# Gravitational Law - Very Difficult

An object is fired vertically upwards from the surface of a planetary body; it moves under the action of Newton’s Gravitational Law, without
resistance, so the equation is z'' = -gR^2 / (z + R)^2 . Find the relation between v = z' and z and use this model, and the relation that you have
found, to obtain a numerical estimate for the escape speed on the surface of the Earth.

Its the wording of the question I don't get? I assume I integrate z'' twice to find the velocity and distance respectively, but i already have a z on the RHS so i cant integrate, but the escape speed to escape the surface of the earth? is this like when g (9.81) begins to decrease as it moves from the planetry body? I havn't got a clue at all. Any help appreciated

Cyosis
Homework Helper
The escape velocity is the velocity at which the kinetic energy is equal to the gravitational potential energy of the planet.

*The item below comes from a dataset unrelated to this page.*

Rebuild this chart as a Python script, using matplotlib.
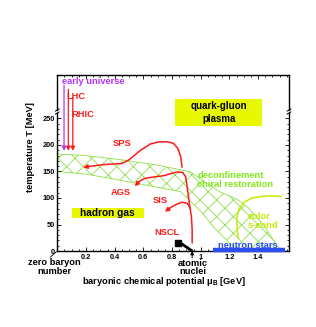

Using the chain rule you can write $$\frac{d^2 z}{dt^2}=\frac{d v}{dt}=\frac{dv}{dz}\frac{dz}{dt}=v\frac{dv}{dz}$$ After rearranging your equation you can now integrate.

How did you get the equation for z''?

it was given in the question, the equation for z'' that is

Cyosis
Homework Helper
Odd that the mass of the planet isn't a part of the equation.

Does it help to know I'm doing a Maths degree and not a Physics one? We were told none of our questions would require knownledge of classical mechanics/physics, but just differential equations etc

Cyosis
Homework Helper
Regardless of what they said this is somewhat of a physics problem, but it matters not. Just use the equation you were given.

Hi there,

Your first equation: $$\frac{d^2z}{dt^2} = ...$$ is not Newton's gravitational law. It is the result of the Newton's gravitational law, considering a planetary body, like the Earth, the Sun, or the Moon. Newton's real gravitational law is define as the force that attracts two body of masses, and is express with : $$F_g = G\frac{m_1 \cdot m_2}{r^2}$$ where $$G$$ is Universal gravitational constant, $$m_i$$ are the mass of each body, and $$r$$ is the distance between the two body's center of mass.

Hope this helps you understand it more.

yeah i remember all this from A-level physics, but i dont know any masses or distances so i assume theyre kept as constants in the ODE

There is no mention to the mass of the planet because it's inside g, the formula is correct (physically speaking). If this was merely a maths problem, you'd have to solve the ODE with the initial conditions z(0)=0, z'(0)=v and find out for which v z(infty)->infty. But this is too much work for a physicist... We know that there is a conserved quantity, energy:

$$E=z'^2 - {gR^2\over z+R}$$

and that for E=0, the particle will escape, so... we set z=0 in that equation and solve for z'